## Begin
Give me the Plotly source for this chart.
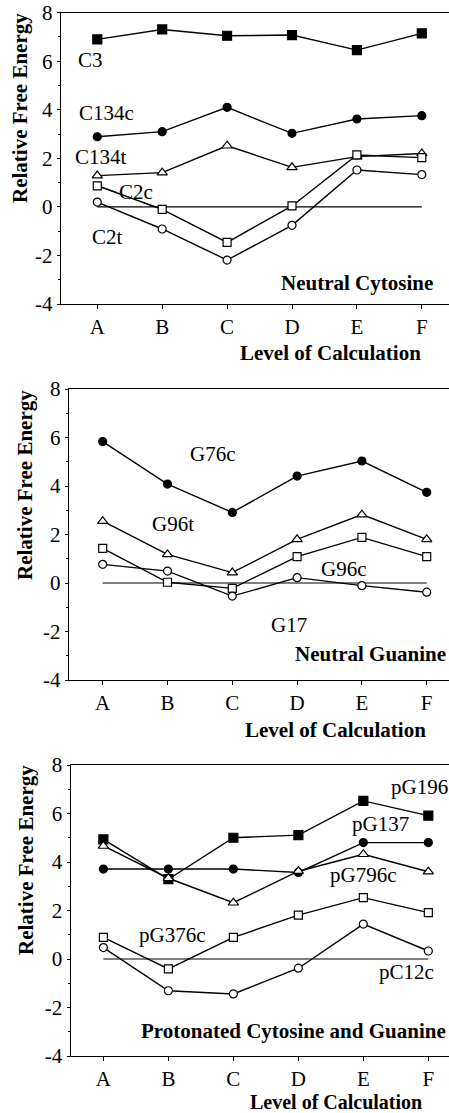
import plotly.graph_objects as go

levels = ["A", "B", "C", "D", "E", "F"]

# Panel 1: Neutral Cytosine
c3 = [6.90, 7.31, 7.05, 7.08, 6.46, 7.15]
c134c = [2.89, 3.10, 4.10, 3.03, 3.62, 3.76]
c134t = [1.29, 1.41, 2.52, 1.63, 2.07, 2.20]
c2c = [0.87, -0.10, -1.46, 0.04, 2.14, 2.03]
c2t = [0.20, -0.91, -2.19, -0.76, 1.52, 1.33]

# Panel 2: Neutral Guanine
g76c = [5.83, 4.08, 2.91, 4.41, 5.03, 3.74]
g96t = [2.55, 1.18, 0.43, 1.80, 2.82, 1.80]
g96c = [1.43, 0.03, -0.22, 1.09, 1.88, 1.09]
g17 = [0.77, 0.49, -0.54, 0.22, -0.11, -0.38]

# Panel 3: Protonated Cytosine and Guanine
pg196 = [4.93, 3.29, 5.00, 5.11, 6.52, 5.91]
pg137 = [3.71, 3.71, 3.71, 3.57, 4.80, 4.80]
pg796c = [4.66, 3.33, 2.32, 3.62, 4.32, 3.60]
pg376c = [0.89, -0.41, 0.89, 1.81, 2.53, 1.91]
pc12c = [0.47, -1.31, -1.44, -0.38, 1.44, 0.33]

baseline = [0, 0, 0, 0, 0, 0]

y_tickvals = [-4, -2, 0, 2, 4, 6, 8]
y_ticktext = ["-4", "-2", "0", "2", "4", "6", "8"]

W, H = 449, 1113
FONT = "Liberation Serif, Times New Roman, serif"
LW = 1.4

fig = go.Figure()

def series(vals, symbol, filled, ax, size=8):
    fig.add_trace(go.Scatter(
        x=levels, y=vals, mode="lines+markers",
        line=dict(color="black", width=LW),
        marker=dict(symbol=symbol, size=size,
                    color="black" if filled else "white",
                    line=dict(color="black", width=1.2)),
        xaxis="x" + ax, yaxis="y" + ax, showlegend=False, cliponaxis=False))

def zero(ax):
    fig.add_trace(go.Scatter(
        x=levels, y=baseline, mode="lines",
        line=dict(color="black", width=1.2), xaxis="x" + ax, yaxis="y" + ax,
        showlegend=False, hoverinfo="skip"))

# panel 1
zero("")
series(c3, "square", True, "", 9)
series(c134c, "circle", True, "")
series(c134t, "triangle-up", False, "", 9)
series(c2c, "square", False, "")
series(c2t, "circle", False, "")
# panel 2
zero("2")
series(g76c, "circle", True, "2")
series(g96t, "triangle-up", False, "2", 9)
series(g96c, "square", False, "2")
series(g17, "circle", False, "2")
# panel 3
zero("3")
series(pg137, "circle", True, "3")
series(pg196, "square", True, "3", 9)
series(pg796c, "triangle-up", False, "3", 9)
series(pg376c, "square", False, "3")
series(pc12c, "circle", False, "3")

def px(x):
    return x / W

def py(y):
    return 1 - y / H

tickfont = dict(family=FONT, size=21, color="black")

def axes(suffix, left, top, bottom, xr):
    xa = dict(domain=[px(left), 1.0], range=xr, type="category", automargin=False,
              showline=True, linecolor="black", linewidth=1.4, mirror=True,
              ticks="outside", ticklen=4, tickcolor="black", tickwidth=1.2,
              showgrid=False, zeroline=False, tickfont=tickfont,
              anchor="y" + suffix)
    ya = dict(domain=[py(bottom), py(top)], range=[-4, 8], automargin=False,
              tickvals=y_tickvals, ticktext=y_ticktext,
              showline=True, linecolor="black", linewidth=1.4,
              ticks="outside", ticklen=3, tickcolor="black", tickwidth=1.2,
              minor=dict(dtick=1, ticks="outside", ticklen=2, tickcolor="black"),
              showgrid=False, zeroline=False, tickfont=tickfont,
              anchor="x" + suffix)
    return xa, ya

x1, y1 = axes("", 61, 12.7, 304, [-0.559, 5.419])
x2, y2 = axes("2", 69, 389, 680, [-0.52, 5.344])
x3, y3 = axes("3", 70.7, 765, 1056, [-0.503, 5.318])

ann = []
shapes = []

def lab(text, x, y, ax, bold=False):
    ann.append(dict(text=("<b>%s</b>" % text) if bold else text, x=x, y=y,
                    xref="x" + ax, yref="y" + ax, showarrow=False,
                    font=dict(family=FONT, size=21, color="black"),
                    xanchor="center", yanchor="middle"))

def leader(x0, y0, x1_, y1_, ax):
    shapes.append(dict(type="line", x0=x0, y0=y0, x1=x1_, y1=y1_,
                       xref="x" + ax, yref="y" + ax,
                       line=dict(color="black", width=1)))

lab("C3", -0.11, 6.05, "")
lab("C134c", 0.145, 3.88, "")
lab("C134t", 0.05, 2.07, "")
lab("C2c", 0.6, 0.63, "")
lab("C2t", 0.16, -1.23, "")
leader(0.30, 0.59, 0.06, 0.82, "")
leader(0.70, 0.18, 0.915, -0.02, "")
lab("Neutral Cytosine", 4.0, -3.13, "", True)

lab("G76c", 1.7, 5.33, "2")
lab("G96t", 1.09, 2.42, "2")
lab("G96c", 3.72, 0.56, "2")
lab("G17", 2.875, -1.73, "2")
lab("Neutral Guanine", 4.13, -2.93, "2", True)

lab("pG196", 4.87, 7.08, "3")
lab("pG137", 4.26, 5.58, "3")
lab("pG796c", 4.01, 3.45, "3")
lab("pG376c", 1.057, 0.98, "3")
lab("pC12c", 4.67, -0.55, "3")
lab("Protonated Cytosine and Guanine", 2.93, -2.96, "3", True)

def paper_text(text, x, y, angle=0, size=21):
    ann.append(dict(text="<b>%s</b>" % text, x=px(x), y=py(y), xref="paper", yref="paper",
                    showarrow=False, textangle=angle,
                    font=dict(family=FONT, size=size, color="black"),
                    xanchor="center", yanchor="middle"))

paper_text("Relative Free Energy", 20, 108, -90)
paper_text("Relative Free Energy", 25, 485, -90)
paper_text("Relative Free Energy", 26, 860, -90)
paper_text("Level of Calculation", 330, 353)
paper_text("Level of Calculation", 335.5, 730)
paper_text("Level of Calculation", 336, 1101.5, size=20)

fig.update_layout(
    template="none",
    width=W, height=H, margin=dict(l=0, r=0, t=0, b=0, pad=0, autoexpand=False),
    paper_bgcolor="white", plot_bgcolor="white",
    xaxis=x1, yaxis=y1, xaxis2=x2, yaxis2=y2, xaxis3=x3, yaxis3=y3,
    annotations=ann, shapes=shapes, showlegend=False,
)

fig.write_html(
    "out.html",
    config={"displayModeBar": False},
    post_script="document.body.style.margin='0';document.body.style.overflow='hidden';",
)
## End
# Exercise description:
Print the full listing exactly, dropping the pictures.

# Exercise solution:
Give me the Plotly source for this chart.
import plotly.graph_objects as go

levels = ["A", "B", "C", "D", "E", "F"]

# Panel 1: Neutral Cytosine
c3 = [6.90, 7.31, 7.05, 7.08, 6.46, 7.15]
c134c = [2.89, 3.10, 4.10, 3.03, 3.62, 3.76]
c134t = [1.29, 1.41, 2.52, 1.63, 2.07, 2.20]
c2c = [0.87, -0.10, -1.46, 0.04, 2.14, 2.03]
c2t = [0.20, -0.91, -2.19, -0.76, 1.52, 1.33]

# Panel 2: Neutral Guanine
g76c = [5.83, 4.08, 2.91, 4.41, 5.03, 3.74]
g96t = [2.55, 1.18, 0.43, 1.80, 2.82, 1.80]
g96c = [1.43, 0.03, -0.22, 1.09, 1.88, 1.09]
g17 = [0.77, 0.49, -0.54, 0.22, -0.11, -0.38]

# Panel 3: Protonated Cytosine and Guanine
pg196 = [4.93, 3.29, 5.00, 5.11, 6.52, 5.91]
pg137 = [3.71, 3.71, 3.71, 3.57, 4.80, 4.80]
pg796c = [4.66, 3.33, 2.32, 3.62, 4.32, 3.60]
pg376c = [0.89, -0.41, 0.89, 1.81, 2.53, 1.91]
pc12c = [0.47, -1.31, -1.44, -0.38, 1.44, 0.33]

baseline = [0, 0, 0, 0, 0, 0]

y_tickvals = [-4, -2, 0, 2, 4, 6, 8]
y_ticktext = ["-4", "-2", "0", "2", "4", "6", "8"]

W, H = 449, 1113
FONT = "Liberation Serif, Times New Roman, serif"
LW = 1.4

fig = go.Figure()

def series(vals, symbol, filled, ax, size=8):
    fig.add_trace(go.Scatter(
        x=levels, y=vals, mode="lines+markers",
        line=dict(color="black", width=LW),
        marker=dict(symbol=symbol, size=size,
                    color="black" if filled else "white",
                    line=dict(color="black", width=1.2)),
        xaxis="x" + ax, yaxis="y" + ax, showlegend=False, cliponaxis=False))

def zero(ax):
    fig.add_trace(go.Scatter(
        x=levels, y=baseline, mode="lines",
        line=dict(color="black", width=1.2), xaxis="x" + ax, yaxis="y" + ax,
        showlegend=False, hoverinfo="skip"))

# panel 1
zero("")
series(c3, "square", True, "", 9)
series(c134c, "circle", True, "")
series(c134t, "triangle-up", False, "", 9)
series(c2c, "square", False, "")
series(c2t, "circle", False, "")
# panel 2
zero("2")
series(g76c, "circle", True, "2")
series(g96t, "triangle-up", False, "2", 9)
series(g96c, "square", False, "2")
series(g17, "circle", False, "2")
# panel 3
zero("3")
series(pg137, "circle", True, "3")
series(pg196, "square", True, "3", 9)
series(pg796c, "triangle-up", False, "3", 9)
series(pg376c, "square", False, "3")
series(pc12c, "circle", False, "3")

def px(x):
    return x / W

def py(y):
    return 1 - y / H

tickfont = dict(family=FONT, size=21, color="black")

def axes(suffix, left, top, bottom, xr):
    xa = dict(domain=[px(left), 1.0], range=xr, type="category", automargin=False,
              showline=True, linecolor="black", linewidth=1.4, mirror=True,
              ticks="outside", ticklen=4, tickcolor="black", tickwidth=1.2,
              showgrid=False, zeroline=False, tickfont=tickfont,
              anchor="y" + suffix)
    ya = dict(domain=[py(bottom), py(top)], range=[-4, 8], automargin=False,
              tickvals=y_tickvals, ticktext=y_ticktext,
              showline=True, linecolor="black", linewidth=1.4,
              ticks="outside", ticklen=3, tickcolor="black", tickwidth=1.2,
              minor=dict(dtick=1, ticks="outside", ticklen=2, tickcolor="black"),
              showgrid=False, zeroline=False, tickfont=tickfont,
              anchor="x" + suffix)
    return xa, ya

x1, y1 = axes("", 61, 12.7, 304, [-0.559, 5.419])
x2, y2 = axes("2", 69, 389, 680, [-0.52, 5.344])
x3, y3 = axes("3", 70.7, 765, 1056, [-0.503, 5.318])

ann = []
shapes = []

def lab(text, x, y, ax, bold=False):
    ann.append(dict(text=("<b>%s</b>" % text) if bold else text, x=x, y=y,
                    xref="x" + ax, yref="y" + ax, showarrow=False,
                    font=dict(family=FONT, size=21, color="black"),
                    xanchor="center", yanchor="middle"))

def leader(x0, y0, x1_, y1_, ax):
    shapes.append(dict(type="line", x0=x0, y0=y0, x1=x1_, y1=y1_,
                       xref="x" + ax, yref="y" + ax,
                       line=dict(color="black", width=1)))

lab("C3", -0.11, 6.05, "")
lab("C134c", 0.145, 3.88, "")
lab("C134t", 0.05, 2.07, "")
lab("C2c", 0.6, 0.63, "")
lab("C2t", 0.16, -1.23, "")
leader(0.30, 0.59, 0.06, 0.82, "")
leader(0.70, 0.18, 0.915, -0.02, "")
lab("Neutral Cytosine", 4.0, -3.13, "", True)

lab("G76c", 1.7, 5.33, "2")
lab("G96t", 1.09, 2.42, "2")
lab("G96c", 3.72, 0.56, "2")
lab("G17", 2.875, -1.73, "2")
lab("Neutral Guanine", 4.13, -2.93, "2", True)

lab("pG196", 4.87, 7.08, "3")
lab("pG137", 4.26, 5.58, "3")
lab("pG796c", 4.01, 3.45, "3")
lab("pG376c", 1.057, 0.98, "3")
lab("pC12c", 4.67, -0.55, "3")
lab("Protonated Cytosine and Guanine", 2.93, -2.96, "3", True)

def paper_text(text, x, y, angle=0, size=21):
    ann.append(dict(text="<b>%s</b>" % text, x=px(x), y=py(y), xref="paper", yref="paper",
                    showarrow=False, textangle=angle,
                    font=dict(family=FONT, size=size, color="black"),
                    xanchor="center", yanchor="middle"))

paper_text("Relative Free Energy", 20, 108, -90)
paper_text("Relative Free Energy", 25, 485, -90)
paper_text("Relative Free Energy", 26, 860, -90)
paper_text("Level of Calculation", 330, 353)
paper_text("Level of Calculation", 335.5, 730)
paper_text("Level of Calculation", 336, 1101.5, size=20)

fig.update_layout(
    template="none",
    width=W, height=H, margin=dict(l=0, r=0, t=0, b=0, pad=0, autoexpand=False),
    paper_bgcolor="white", plot_bgcolor="white",
    xaxis=x1, yaxis=y1, xaxis2=x2, yaxis2=y2, xaxis3=x3, yaxis3=y3,
    annotations=ann, shapes=shapes, showlegend=False,
)

fig.write_html(
    "out.html",
    config={"displayModeBar": False},
    post_script="document.body.style.margin='0';document.body.style.overflow='hidden';",
)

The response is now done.